Facts of the Case
- The
Parties & Assessment: The Appellant
(Revenue/Commissioner of Income Tax) filed an appeal against the
Respondent-Assessee (M/s Eicher Ltd.) pertaining to the Assessment Year
2001-02.
- The
Addition: The Assessing Officer (AO) made an
addition of ₹68,25,000/- to the assessee's return. This addition
represented interest accrued on Inter-Corporate Deposits given by Eicher
Ltd. to M/s Lottee Holdings (P) Ltd.
- Accounting
Basis: The AO invoked the mercantile system of
accounting, arguing that since the accounts were kept on an accrual basis,
the interest income was taxable regardless of actual receipt.
- Sticky
Loan Scenario: The loan was provided under an agreement
dated March 17, 1993. While interest was credited and taxed on a
year-to-year basis up to March 31, 1999, actual interest payments were
only received for the first two years. Consequently, the Board of
Directors of Eicher Ltd. decided to stop accounting for this un-realizable
interest income in its books.
- One-Time
Settlement: On December 15, 2003, a One-Time
Settlement (OTS) was executed. The total outstanding amount of ₹617 lakhs
(comprising ₹350 lakhs principal and ₹267 lakhs interest) was settled for
a lower sum of ₹480 lakhs (₹350 lakhs principal and ₹130 lakhs interest).
Eicher Ltd. later assigned this settled debt via a Deed of Assignment on
December 30, 2003.
Issues Involved
- Whether
an addition can be legally sustained on account of "accrued
interest" under the mercantile system of accounting when the
underlying principal and interest debt have realistically become doubtful
of recovery.
- Whether
income tax can be levied on a purely hypothetical or bookkeeping entry if
no "real income" materializes or results for the assessee.
Petitioner’s (Revenue's) Arguments
- Mercantile
Basis: The Revenue contended that because the
assessee maintained its books on a mercantile basis, the interest legally
accrued and must be taxed.
- Financial
Capability of Debtor: The Revenue strongly argued that the
debtor company (M/s Lottee Holdings) possessed a robust financial position
with sufficient assets.
- Lack
of Legal Action: The Revenue questioned the commercial
honesty of the transaction, asserting that the decision of Eicher Ltd. not
to initiate formal legal recovery proceedings against the debtor was
highly doubtful.
Respondent’s (Assessee's) Arguments
- Irrecoverable
Debt: The assessee explained that the loan account had
turned into a "sticky account" and became genuinely
irrecoverable, meaning no real income could be said to have accrued.
- Double
Taxation vs.
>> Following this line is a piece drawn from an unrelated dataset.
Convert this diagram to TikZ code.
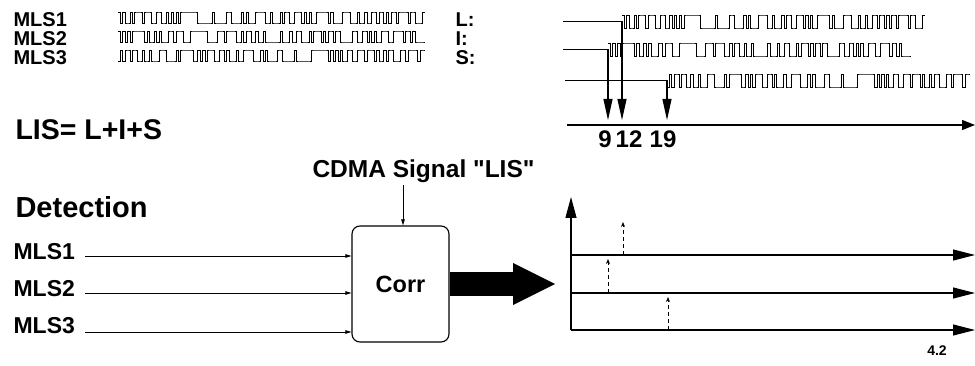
\documentclass[tikz,border=0pt]{standalone}
\usepackage{fontspec}
\setmainfont{Liberation Sans}[Ligatures=TeXOff]
\usetikzlibrary{arrows.meta}
\newcount\lfsrst \newcount\tmpa \newcount\tmpb \newcount\bitz \newcount\bitt \newcount\iter \newcount\wi
\def\mkseq#1#2#3{%
  \lfsrst=#2\relax
  \gdef#3{}%
  \iter=0
  \loop
    \tmpa=\lfsrst \divide\tmpa by 2 \multiply\tmpa by 2
    \bitz=\lfsrst \advance\bitz by -\tmpa
    \tmpb=\lfsrst \divide\tmpb by #1\relax
    \tmpa=\tmpb \divide\tmpa by 2 \multiply\tmpa by 2
    \bitt=\tmpb \advance\bitt by -\tmpa
    \xdef#3{#3\the\bitz}%
    \tmpa=\lfsrst \divide\tmpa by 2
    \ifnum\bitz=\bitt\else\advance\tmpa by 64 \fi
    \lfsrst=\tmpa
    \advance\iter by 1
  \ifnum\iter<127 \repeat}
\mkseq{2}{37}\seqA
\mkseq{8}{85}\seqB
\mkseq{64}{90}\seqC
\def\drawwave#1#2#3#4#5{%
  \def\wx{#1}\def\wdx{#2}\def\wyh{#3}\def\wyl{#4}%
  \wi=0 \def\wprevy{}\def\wpath{}%
  \expandafter\wparse#5\relax
  \edef\wcmd{\noexpand\draw[wave] \wpath -- ({\wx+\the\wi*\wdx},\wprevy);}%
  \wcmd}
\def\wparse#1{\ifx\relax#1\else\wstep#1\expandafter\wparse\fi}
\def\wstep#1{%
  \ifnum#1=1 \edef\wcury{\wyh}\else\edef\wcury{\wyl}\fi
  \ifx\wprevy\empty
    \edef\wpath{({\wx},\wcury)}%
  \else
    \edef\wpath{\wpath -- ({\wx+\the\wi*\wdx},\wprevy) -- ({\wx+\the\wi*\wdx},\wcury)}%
  \fi
  \let\wprevy\wcury
  \advance\wi by 1 }
\begin{document}
\begin{tikzpicture}[x=1pt,y=-1pt,line width=1.1pt,
  wave/.style={line width=0.85pt},
  toplbl/.style={font=\bfseries\fontsize{20}{20}\selectfont,inner sep=0pt,anchor=base west},
  botlbl/.style={font=\bfseries\fontsize{23}{23}\selectfont,inner sep=0pt,anchor=base west},
  biglbl/.style={font=\bfseries\fontsize{29}{29}\selectfont,inner sep=0pt,anchor=base west},
  numlbl/.style={font=\bfseries\fontsize{24}{24}\selectfont,inner sep=0pt,anchor=base},
  darrow/.style={-{Triangle[length=21pt,width=9pt]}},
  smallarrow/.style={line width=0.9pt,-{Triangle[length=6pt,width=3.5pt]}},
  harrow/.style={-{Triangle[length=22pt,width=11pt]}},
  peak/.style={line width=0.8pt,dash pattern=on 4pt off 3pt,-{Stealth[length=5pt,width=4pt]}},
  corrbox/.style={draw,rounded corners=8pt,minimum width=97pt,minimum height=116pt,inner sep=0pt,
    font=\bfseries\fontsize{23.5}{23.5}\selectfont}]
\useasboundingbox (0,0) rectangle (975,366);
% top left: sequences
\node[toplbl] (tA) at (13,27) {MLS1};
\node[toplbl] (tB) at (13,46) {MLS2};
\node[toplbl] (tC) at (13,65) {MLS3};
\node[toplbl] (lL) at (455,27) {L:};
\node[toplbl] (lI) at (455,46) {I:};
\node[toplbl] (lS) at (455,65) {S:};
\drawwave{118}{2.417}{12}{23}\seqA
\drawwave{118}{2.417}{31}{42}\seqB
\drawwave{118}{2.417}{50}{61}\seqC
% top right: shifted sequences
\coordinate (Lin) at (563,21.5); \coordinate (Lst) at (622,21.5);
\coordinate (Iin) at (563,49.5); \coordinate (Ist) at (608,49.5);
\coordinate (Sin) at (565,80.5); \coordinate (Sst) at (667,80.5);
\draw[wave] (Lin) -- (Lst);
\draw[wave] (Iin) -- (Ist);
\draw[wave] (Sin) -- (Sst);
\drawwave{622}{2.386}{15}{28}\seqA
\drawwave{608}{2.386}{43}{56}\seqB
\drawwave{667}{2.386}{74}{87}\seqC
\coordinate (aL) at (622,120);
\coordinate (aI) at (608,120);
\coordinate (aS) at (667,120);
\draw[darrow] (Lst) -- (aL);
\draw[darrow] (Ist) -- (aI);
\draw[darrow] (Sst) -- (aS);
\coordinate (ax0) at (567,125); \coordinate (ax1) at (975,125);
\draw[-{Triangle[length=13pt,width=10pt]}] (ax0) -- (ax1);
\node[numlbl] (n9) at (605,148) {9};
\node[numlbl] (n12) at (629,148) {12};
\node[numlbl] (n19) at (663,148) {19};
\node[biglbl,font=\bfseries\fontsize{28.5}{28.5}\selectfont] (lis) at (15,140) {LIS= L+I+S};
% detection
\node[botlbl,font=\bfseries\fontsize{24.5}{24.5}\selectfont] (cdma) at (312,178) {CDMA Signal "LIS"};
\node[biglbl] (det) at (15,218) {Detection};
\node[corrbox] (corr) at (400.5,284) {Corr};
\coordinate (cd) at (403,185);
\draw[smallarrow] (cd) -- (cd |- corr.north);
\node[botlbl] (b1) at (13,260) {MLS1};
\node[botlbl] (b2) at (13,297) {MLS2};
\node[botlbl] (b3) at (13,333) {MLS3};
\coordinate (i1) at (85,256);
\coordinate (i2) at (85,293);
\coordinate (i3) at (85,332);
\draw[smallarrow] (i1) -- (i1 -| corr.west);
\draw[smallarrow] (i2) -- (i2 -| corr.west);
\draw[smallarrow] (i3) -- (i3 -| corr.west);
\coordinate (bt) at (555,284);
\draw[line width=24pt,-{Triangle[length=42pt,width=42pt,line width=0pt]}] (corr.east) -- (bt);
% output plot
\coordinate (o) at (571,330);
\coordinate (yt) at (571,197);
\draw[-{Triangle[length=21pt,width=11pt]}] (o) -- (yt);
\coordinate (h1a) at (571,255); \coordinate (h1b) at (975,255);
\coordinate (h2a) at (571,293); \coordinate (h2b) at (975,293);
\coordinate (h3a) at (571,330); \coordinate (h3b) at (975,330);
\draw[harrow] (h1a) -- (h1b);
\draw[harrow] (h2a) -- (h2b);
\draw[harrow] (h3a) -- (h3b);
\coordinate (p1a) at (623,255); \coordinate (p1b) at (623,222);
\coordinate (p2a) at (608,293); \coordinate (p2b) at (608,259);
\coordinate (p3a) at (668,330); \coordinate (p3b) at (668,297);
\draw[peak] (p1a) -- (p1b);
\draw[peak] (p2a) -- (p2b);
\draw[peak] (p3a) -- (p3b);
\node[font=\bfseries\fontsize{14}{14}\selectfont,inner sep=0pt,anchor=base] (pg) at (937,355) {4.2};
\end{tikzpicture}
\end{document}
Real Loss: The outstanding interest
of ₹267 lakhs had already been offered to tax up to March 31, 1999, yet
the final recovery via settlement was only ₹130 lakhs, proving that the
realization of the debt was always in deep jeopardy.
- Commercial
Decision: The decision to avoid legal proceedings
and opt for an out-of-court settlement was a prudent commercial choice
based on business expediency to recover funds swiftly without protracted
litigation expenses.
Court Order / Findings
- Condonation
of Delay: The Court initially condoned a delay of
182 days in refiling the appeal (CM 1152/2010).
- Dismissal
of Appeal: On merits, the High Court of Delhi
dismissed the Revenue’s appeal, ruling that no substantial question of law
arose for consideration.
- Affirmation
of ITAT: The High Court upheld the Income Tax
Appellate Tribunal's (ITAT) decision to delete the addition of accrued
interest. The Court affirmed that income tax is a levy on real income,
not hypothetical bookkeeping data.
- Commercial
Wisdom Uphold: The Court explicitly rejected the
Revenue's objections regarding the lack of legal action, ruling that
business expediency, litigation timelines, costs, and immediate liquidity
needs are practical elements validating a sound commercial decision to
settle a debt.
Important Clarification
· The absolute legal test for bringing accrued income to tax under the mercantile system is the realistic probability of its realization. If the recovery of the principal loan amount or deposit is itself in clear jeopardy, any bookkeeping entry or calculated interest accrual remains merely academic and hypothetical, and it cannot be legally brought to tax. Furthermore, the tax department cannot question the commercial honesty of an assessee’s business choices ; a strategic decision to enter into an out-of-court settlement for a sticky account rather than engaging in expensive, prolonged litigation is fully protected under the principles of business expediency.
Section Involved
- Section 260A of the Income Tax Act, 1961 (Appeal to the High Court).